Super Cruise, GM’s hands-free driver assistance technology, is being boosted from around 24,000 km of compatible Canadian roadways to around 80,000 km. For those unfamiliar, Super Cruise currently works on mapped divided highways and the increase will see it work on several additional routes, including a blend of undivided and divided highways.
The most notable Canadian addition for this new update is the Trans-Canada Highway, meanwhile, south of the border, there are also expansions to Route 66 and Highway 1.
The system uses uses LiDAR map data, real-time cameras, radars, and GPS to keep vehicles within their lane and moving with the flow of traffic. It can execute both driver and system-initiated lane changes to pass other vehicles and to exit an ending lane. The driver’s head position and eyes are monitored to make sure that they’re always paying attention and in control of the vehicle.
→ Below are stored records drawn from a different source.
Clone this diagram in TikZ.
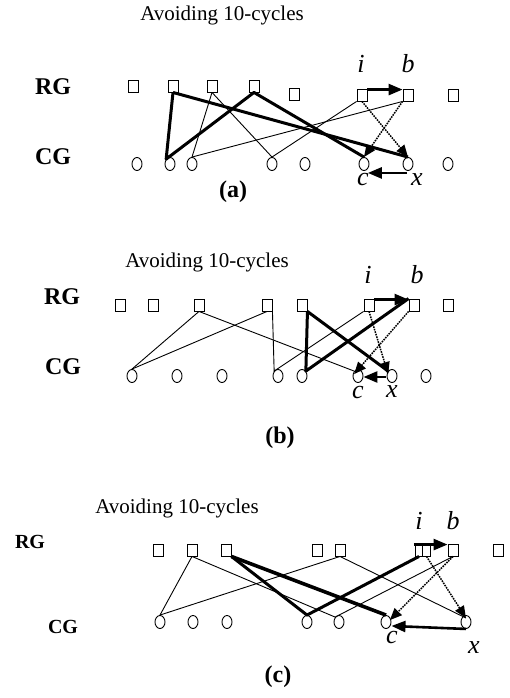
\documentclass[tikz,border=0pt]{standalone}
\usepackage{fontspec}
\setmainfont{Liberation Serif}
\usetikzlibrary{arrows.meta,shapes.geometric}
\begin{document}
\begin{tikzpicture}[x=1pt,y=-1pt,
  sq/.style={draw,rectangle,minimum width=10pt,minimum height=12pt,inner sep=0pt,line width=0.9pt},
  sqh/.style={draw,rectangle,minimum width=7.5pt,minimum height=12pt,inner sep=0pt,line width=0.9pt},
  cir/.style={draw,ellipse,minimum width=10pt,minimum height=13pt,inner sep=0pt,line width=0.9pt},
  thin/.style={line width=0.9pt},
  thk/.style={line width=3pt,line join=round},
  thkk/.style={line width=3.6pt},
  dotarr/.style={dash pattern=on 1.6pt off 1pt,line width=1.5pt,-{Triangle[length=12pt,width=10pt]}},
  bigarr/.style={line width=2.6pt,-{Triangle[length=14pt,width=11pt]}},
  ttl/.style={font=\fontsize{21}{24}\selectfont,inner sep=0pt},
  grp/.style={font=\fontsize{24}{27}\selectfont\bfseries,inner sep=0pt},
  grpc/.style={font=\fontsize{20}{23}\selectfont\bfseries,inner sep=0pt},
  lbl/.style={font=\fontsize{26}{28}\selectfont\itshape,inner sep=0pt},
  subcap/.style={font=\fontsize{24}{27}\selectfont\bfseries,inner sep=0pt}]
\useasboundingbox[fill=white] (0,0) rectangle (510,698);

% ---------------- Panel (a) ----------------
\node[ttl] (ta) at (222,15) {Avoiding 10-cycles};
\node[grp] (rga) at (53,87) {RG};
\node[grp] (cga) at (53,157) {CG};
\node[subcap] (capa) at (233,192) {(a)};
\node[sq] (ar1) at (133,86) {};
\node[sq] (ar2) at (173,86) {};
\node[sq] (ar3) at (212,86) {};
\node[sq] (ar4) at (254,86) {};
\node[sq] (ar5) at (294,94) {};
\node[sq] (ai)  at (362,95) {};
\node[sq] (ab)  at (408,95) {};
\node[sq] (ar8) at (453,95) {};
\node[cir] (ac1) at (137,164) {};
\node[cir] (ac2) at (170,164) {};
\node[cir] (ac3) at (192,164) {};
\node[cir] (ac4) at (272,164) {};
\node[cir] (ac5) at (305,164) {};
\node[cir] (acc) at (364,164) {};
\node[cir] (acx) at (408,164) {};
\node[cir] (ac8) at (448,164) {};
\node[lbl] (lai) at (361,64) {i};
\node[lbl] (lab) at (408,64) {b};
\node[lbl] (lac) at (363,180) {c};
\node[lbl] (lax) at (417,180) {x};
% thin
\draw[thin] (ar3.south) -- (ac3.north);
\draw[thin] (ar3.south) -- (ac4.north);
\draw[thin] (ac3.north) -- (ab.south west);
\draw[thin] (ac4.north) -- (ai.south west);
% thick
\draw[thk] (ar2.south) -- (ac2.north west) -- (ar4.south) -- (acc.north);
\draw[thk] (ar2.south) -- (acx.north);
% dotted
\draw[dotarr] (ai.south) -- (acx.north);
\draw[dotarr] (ab.south west) -- (acc.north);
% arrows
\draw[bigarr] (ai.north east) ++(0,1) coordinate (aia) -- (ab.north west |- aia);
\draw[bigarr] (acx.south) ++(-1,2) coordinate (axa) -- (acc.south east |- axa);

% ---------------- Panel (b) ----------------
\node[ttl] (tb) at (207,262) {Avoiding 10-cycles};
\node[grp] (rgb) at (62,297) {RG};
\node[grp] (cgb) at (63,367) {CG};
\node[subcap] (capb) at (280,438) {(b)};
\node[sq] (br1) at (120,305) {};
\node[sq] (br2) at (153,305) {};
\node[sq] (br3) at (199,305) {};
\node[sq] (br4) at (267,305) {};
\node[sq] (br5) at (302,305) {};
\node[sq] (bi)  at (369,305) {};
\node[sq] (bb)  at (414,305) {};
\node[sq] (br8) at (448,305) {};
\node[cir] (bc1) at (132,376) {};
\node[cir] (bc2) at (177,376) {};
\node[cir] (bc3) at (222,376) {};
\node[cir] (bc4) at (278,376) {};
\node[cir] (bc5) at (302,376) {};
\node[cir] (bcc) at (358,376) {};
\node[cir] (bcx) at (392,376) {};
\node[cir] (bc8) at (426,376) {};
\node[lbl] (lbi) at (368,275) {i};
\node[lbl] (lbb) at (417,275) {b};
\node[lbl] (lbc) at (358,392) {c};
\node[lbl] (lbx) at (392,392) {x};
% thin
\draw[thin] (br3.south) -- (bc1.north);
\draw[thin] (br4.south) -- (bc1.north);
\draw[thin] (br3.south) -- (bcc.north west);
\draw[thin] (br4.south east) -- (bc4.north west) -- (bi.south west);
% thick
\draw[thk] (br5.south east) -- (bc5.north east) -- (bb.north west);
\draw[thk] (br5.south east) -- (bcx.north west);
% dotted
\draw[dotarr] (bi.south) -- ([yshift=-3pt]bcx.north west);
\draw[dotarr] (bb.south west) -- ([yshift=-3pt]bcc.north west);
% arrows
\draw[bigarr] (bi.north east) ++(0,1) coordinate (bia) -- (bb.north west |- bia);
\draw[bigarr] (bcx.west) ++(-1,1) coordinate (bxa) -- (bcc.east |- bxa);

% ---------------- Panel (c) ----------------
\node[ttl] (tc) at (177,508) {Avoiding 10-cycles};
\node[grpc] (rgc) at (30,542) {RG};
\node[grpc] (cgc) at (63,627) {CG};
\node[subcap] (capc) at (278,677) {(c)};
\node[sq] (cr1) at (158,550) {};
\node[sq] (cr2) at (192,550) {};
\node[sq] (cr3) at (226,550) {};
\node[sq] (cr4) at (317,550) {};
\node[sq] (cr5) at (340,550) {};
\node[sqh] (ci)  at (419,550) {};
\node[sqh] (ci2) at (426.5,550) {};
\node[sq] (cb)  at (453,550) {};
\node[sq] (cr8) at (498,550) {};
\node[cir] (cc1) at (160,622) {};
\node[cir] (cc2) at (193,622) {};
\node[cir] (cc3) at (227,622) {};
\node[cir] (cc4) at (307,622) {};
\node[cir] (cc5) at (339,622) {};
\node[cir] (ccc) at (386,622) {};
\node[cir] (ccx) at (466,622) {};
\node[lbl] (lci) at (419,521) {i};
\node[lbl] (lcb) at (453,521) {b};
\node[lbl] (lcc) at (392,637) {c};
\node[lbl] (lcx) at (474,648) {x};
% thin
\draw[thin] (cr2.south) -- (cc1.north);
\draw[thin] (cc1.north) -- (cr5.south);
\draw[thin] (cr2.south) -- (cc5.north west);
\draw[thin] (cc5.north west) -- (cb.south);
\draw[thin] (cr5.south) -- ([yshift=-3pt]ccx.north);
% thick
\draw[thk] (cr3.south east) -- (cc4.north) -- (ci.south);
\draw[thkk] (cr3.south east) -- (ccc.north);
% dotted
\draw[dotarr] (cb.south) -- ([yshift=-3pt]ccc.north east);
\draw[dotarr] (ci2.south) -- ([yshift=-3pt]ccx.north);
% arrows
\draw[bigarr] (ci.north west) ++(-1,1) coordinate (cia) -- (cb.north west |- cia);
\draw[bigarr] (ccx.south) ++(0,0) coordinate (cxa) -- ([yshift=3pt]ccc.east |- cxa);
\end{tikzpicture}
\end{document}
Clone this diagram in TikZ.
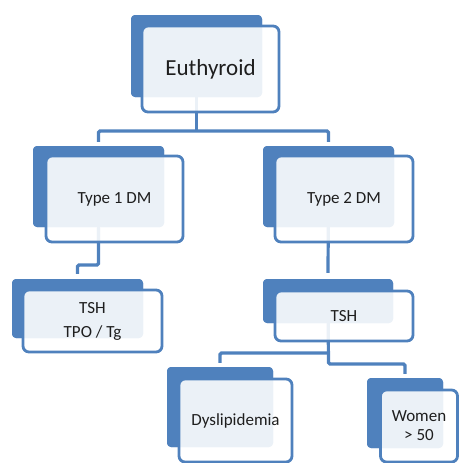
\documentclass[tikz,border=0pt]{standalone}
\usepackage{fontspec}
\setmainfont{Carlito}
\definecolor{myblue}{RGB}{79,129,189}
\definecolor{txt}{RGB}{30,30,30}
\tikzset{
  backbox/.style={rectangle, fill=myblue, draw=none, rounded corners=4pt, inner sep=0pt},
  frontbox/.style={rectangle, draw=myblue, line width=2.8pt, fill=white, fill opacity=0.89,
    text opacity=1, rounded corners=6pt, inner sep=0pt, text=txt, align=center,
    font=\fontsize{17}{24}\selectfont},
  conn/.style={draw=myblue, line width=3.2pt, rounded corners=1.5pt}
}
\begin{document}
\begin{tikzpicture}[x=1pt,y=-1pt]
\useasboundingbox (0,0) rectangle (459,463);
% back boxes (named, used as connector anchors)
\node[backbox, minimum width=131pt, minimum height=82pt] (euB) at (196.5,56) {};
\node[backbox, minimum width=131pt, minimum height=81pt] (t1B) at (98.5,186.5) {};
\node[backbox, minimum width=131pt, minimum height=81pt] (t2B) at (328.5,186.5) {};
\node[backbox, minimum width=131pt, minimum height=59pt] (tpoB) at (77.5,308.5) {};
\node[backbox, minimum width=130pt, minimum height=44pt] (tshB) at (328,301) {};
\node[backbox, minimum width=106pt, minimum height=80pt] (dysB) at (220,407) {};
\node[backbox, minimum width=76pt, minimum height=70pt] (womB) at (405,413) {};
% connectors
\coordinate (j1) at (196.5,131);
\coordinate (j2) at (98.5,265);
\coordinate (j3) at (328.5,353);
\coordinate (j4) at (328.5,364);
\draw[conn] (euB.center) -- (j1);
\draw[conn] ([yshift=4pt]t1B.north) |- (j1) -| ([yshift=4pt]t2B.north);
\draw[conn] (t1B.center) -- (j2) -| ([yshift=5pt]tpoB.north);
\draw[conn] (t2B.center) -- ([yshift=6pt]tshB.north);
\draw[conn] (tshB.center) -- (j4) -| ([yshift=4pt]womB.north);
\draw[conn] (j3) -| ([yshift=4pt]dysB.north);
% back boxes again, over the connectors
\node[backbox, minimum width=131pt, minimum height=82pt] at (euB) {};
\node[backbox, minimum width=131pt, minimum height=81pt] at (t1B) {};
\node[backbox, minimum width=131pt, minimum height=81pt] at (t2B) {};
\node[backbox, minimum width=131pt, minimum height=59pt] at (tpoB) {};
\node[backbox, minimum width=130pt, minimum height=44pt] at (tshB) {};
\node[backbox, minimum width=106pt, minimum height=80pt] at (dysB) {};
\node[backbox, minimum width=76pt, minimum height=70pt] at (womB) {};
% front boxes
\node[frontbox, minimum width=137pt, minimum height=86pt, font=\fontsize{23}{28}\selectfont] (eu) at (210.5,69) {Euthyroid};
\node[frontbox, minimum width=137pt, minimum height=86pt] (t1) at (114.5,199) {Type 1 DM};
\node[frontbox, minimum width=138pt, minimum height=86pt] (t2) at (344,199) {Type 2 DM};
\node[frontbox, minimum width=139pt, minimum height=62pt] (tpo) at (92.5,321) {TSH\\TPO / Tg};
\node[frontbox, minimum width=138pt, minimum height=50pt] (tsh) at (344,316) {TSH};
\node[frontbox, minimum width=113pt, minimum height=83pt] (dys) at (235.5,420.5) {Dyslipidemia};
\node[frontbox, minimum width=77pt, minimum height=72pt, font=\fontsize{17}{19}\selectfont] (wom) at (419,426) {Women\\{}> 50};
\end{tikzpicture}
\end{document}
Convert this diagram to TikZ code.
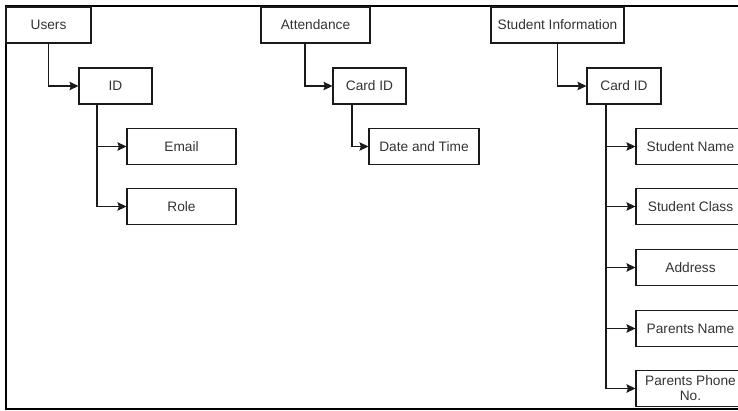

“We are adding Super Cruise to more vehicles than ever, and on more roads for more customers to experience,” said Mario Maiorana, GM chief engineer, Super Cruise. “We are pursuing what we believe to be the most comprehensive path to autonomy in the industry with responsible deployment of automated driving technology like Super Cruise at the core of what we do.”
For new GM vehicles built on the VIP electrical architecture, the updated and expanded road network will be available later this year. It will be provided over-the-air on Super Cruise-equipped models at no extra charge.